I am attempting to read in a binary file. The problem is that the creator of the file took no time to properly align data structures to their natural boundaries and everything is packed tight. This makes it difficult to read the data using C++ structs.
Is there a way to force a struct
to be packed tight?
Example:
struct {
short a;
int b;
}
The above structure is 8 bytes: 2 for short a
, 2 for padding, 4 for int b
. However, on disk, the data is only 6 bytes (not having the 2 bytes of padding for alignment)
Please be aware the actual data structures are thousands of bytes and many fields, including a couple arrays, so I would prefer not to read each field individually.

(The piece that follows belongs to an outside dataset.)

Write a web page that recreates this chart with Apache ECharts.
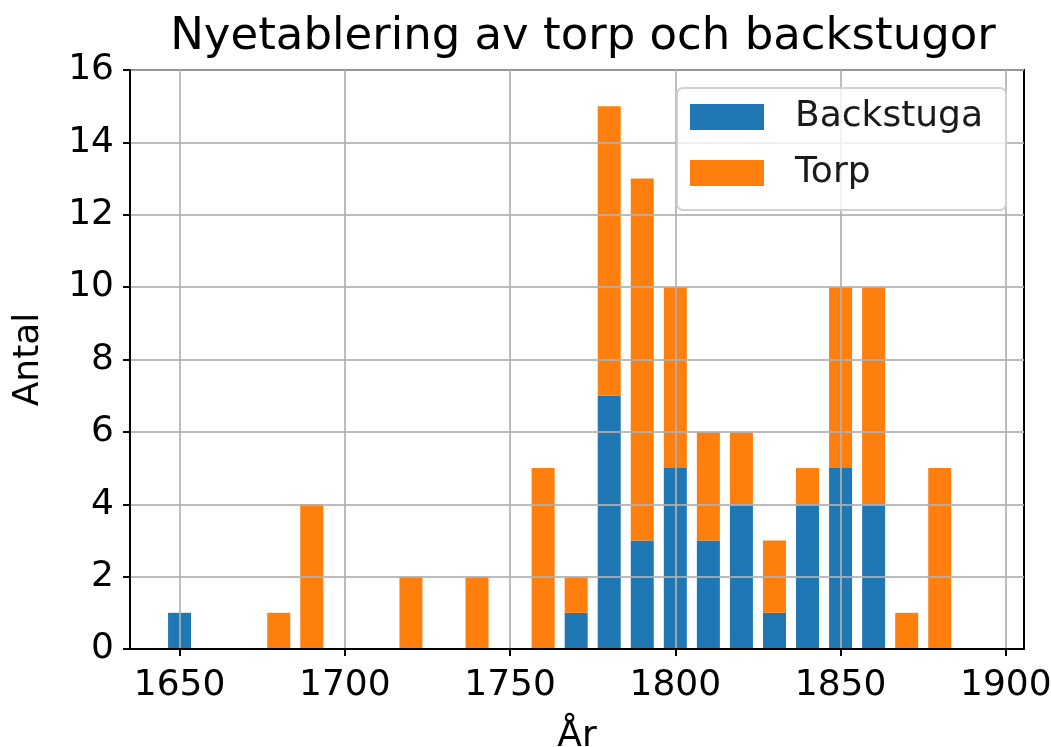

4.11 The __packed__ Attribute This attribute, attached to struct or union type definition, specifies that each member (other than zero-width bitfields) of the structure or union is placed to minimize the memory required. When attached to an enum definition, it indicates that the smallest integral type should be used.
Structure padding is a concept in C that adds the one or more empty bytes between the memory addresses to align the data in memory.
If you're using GCC, you can do struct __attribute__ ((packed)) { short a; int b; }
On VC++ you can do #pragma pack(1)
. This option is also supported by GCC.
#pragma pack(push, 1)
struct { short a; int b; }
#pragma pack(pop)
Other compilers may have options to do a tight packing of the structure with no padding.
You need to use a compiler-specific, non-Standard directive to specify 1-byte packing. Such as under Windows:
#pragma pack (push, 1)
The problem is that the creator of the file took no time to properly byte align the data structures and everything is packed tight.
Actually, the designer did the right thing. Padding is something that the Standard says can be applied, but it doesn't say how much padding should be applied in what cases. The Standard doesn't even say how many bits are in a byte. Even though you might assume that even though these things aren't specified they should still be the same reasonable value on modern machines, that's simply not true. On a 32-bit Windows machine for example the padding might be one thing whereas on the 64-bit version of Windows is might be something else. Maybe it will be the same -- that's not the point. The point is you don't know what the padding will be on different systems.
So by "packing it tight" the developer did the only thing they could -- use some packing that he can be reasonably sure that every system will be able to understand. In that case that commonly-understood packing is to use no padding in structures saved to disk or sent down a wire.